2016年も成長速度を緩める事なく、尚且つASEAN経済統合に足並みを揃えるべく法整備や改革が進められているカンボジア。しかし、一足飛びにはいかない問題も多く、更なる改革を求められている。
利便性や効率、発展の裏側には必ず生じる問題があり、その両輪を上手くコントロールする事はなかなか難しい。人々の移動を例に挙げると、「歩き」の人が「自転車」に乗れば、行動範囲は広がる。その次には速さで勝る「バイク」に乗りたくなり、誰かと一緒に行動できて雨や暑さも関係ない「車」に乗りたくなる。しかし、その裏側には道路の整備や排ガス問題、交通渋滞等の問題が生じ、間接的には盗難や犯罪増加等の問題が起き得ると言える。
ゴミの問題も最近よく耳にする。まだまだ平気でゴミを捨てる習慣があるこの国では、まずゴミ箱以外に捨てる事が良くないという認識が欠けている。先日も川に魚を放って徳を積む光景を見ていたら、お祈りをして魚を放つところまでは厳かだったが、その後に魚を入れていたビニール袋を川に投げ捨てるのを目にして一気に冷めてしまった。一部では早朝からビニール袋を自転車に積み、街頭のゴミ箱を1つずつ周って片付けている者もいるが、分別など全くされていない。分別されたとしても、各々を処理できない現状では埋め立てするしか方法がないのだが、なんとこの時に危険物や医療ゴミ等も一緒に埋めてしまうのだ。市街地の発展に伴う池や沼地の埋め立てで、9キロメートル先の水源から自然ろ過されてくる水も自然浄化作用が弱まってきている。環境や土壌汚染といった、生活に直接的に関わる問題も起きてくる。以前カンボジア政府関係者との会議で、プノンペンにおけるゴミに関する数字を聞いて驚いた。
人口 : 2,130,000人
世帯数 : 427,000世帯
家庭から1日に廃棄されるゴミの量 : 2,300トン
病院(国立・私立・診療所含む) : 410軒
1日に病院から廃棄されるゴミの量 : 15トン
工場 3,100軒 (廃棄物量:不明)
これらの数字を見るだけでも、ゴミ処理は早急に手立てしなくてはならない問題の1つと言えるのではないだろうか。

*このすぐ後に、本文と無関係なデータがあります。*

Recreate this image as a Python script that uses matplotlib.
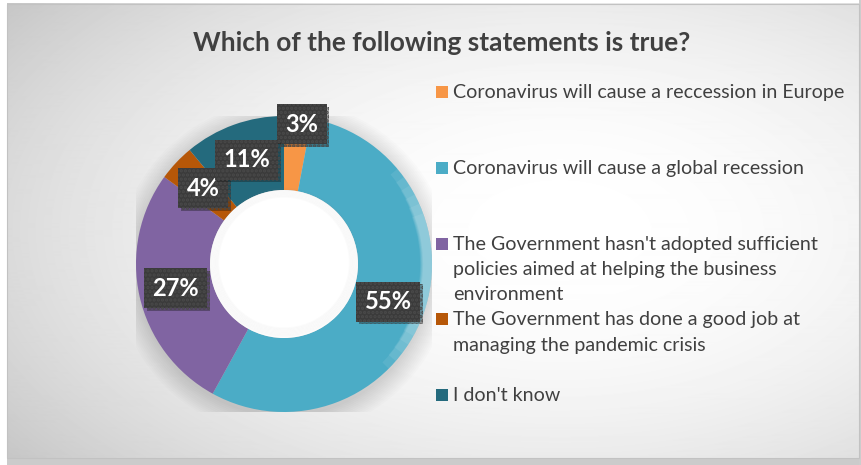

インド、中国のような大気汚染の問題を抱える国の事も、対岸の火事と思って油断してはいけない。すぐ目の前にある次なる問題として今できる事から解決の糸口を見つけなくては、いずれ発展の勢いに影を落としかねない。昨年の11月にシェムリアップ州と神奈川県が低炭素観光都市の覚書を締結したが、アンコールワットの観光客増加に伴う電力不足や排気ガス増加といった問題解決の必要性は、都市化が進むプノンペンにおいても同様だ。太陽光発電のような再生可能エネルギーの活用や、電気自動車や排出ガスの低いハイブリットカーの導入促進、ゴミのリサイクル等、早急に進めなくてはならない事業がある。現在、カンボジアはそれらの問題に立ち遅れている分、一時の問題先送りの解決ではなく、近隣諸国のお手本となるようなクリーンな国になるチャンスとして対策を講じるべきだろう。